Şahsen Yürütme Kurulu’nda olmam ama elimden geleni yaparım’ diyor Aziz Başkan. Doğru mu yapıyor? Tartışılır.
Özellikle de EXPO 2020 sürecinde olası zaferden şimdiden dışlanmak istenen ve de olası yenilginin faturasının bazıları tarafından çoktan ona kesildiği düşünülürse.
Çünkü EXPO’ya dair asıl kavga oylamadan sonra başlayacak.
Diyelim ki EXPO’yu kazandık. Sizce ne diyecekler?

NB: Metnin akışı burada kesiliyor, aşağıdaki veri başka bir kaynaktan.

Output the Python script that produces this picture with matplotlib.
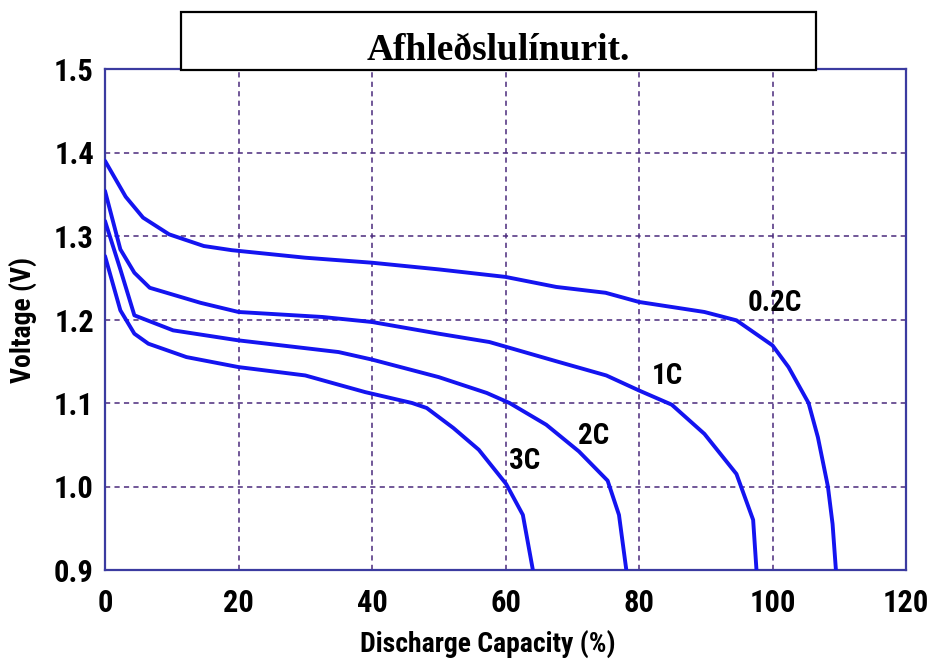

Tarlada izi olmayanın hasatta sözü olmaz derler mi demezler mi?
Ya da kaybettik.
İlk turda bile kaybetsek ‘Büyükşehir omuz atsa Kocaoğlu topa girse kazanırdık’ derler mi demezler mi? Derler, derler dediğinizi duyar gibiyim.
Belki Vali Kıraç’ın davetinin EXPO pratiğine ciddi bir katkısı olmayabilir.
Yani Cibuti delegesini ikna etmeyebilir belki Kocaoğlu’nun o kurula girmesi.
Hatta 3 dil bilen Tunçağ’ın katkısı fiilen Aziz Başkan’dan da iyidir muhtemelen. Ama İzmir’in başkanı olarak Yürütme Kurulu’nda fiilen yer almanın yerini de hiçbir şey tutamaz. İzmir’in Başkanı’na reva görülen sıfat ‘başkan yardımcılığı mıdır’ sorusuna gelince…
Şimdi yeri değil ama Kasım’daki oylamadan sonra hep birlikte sorarız onu da.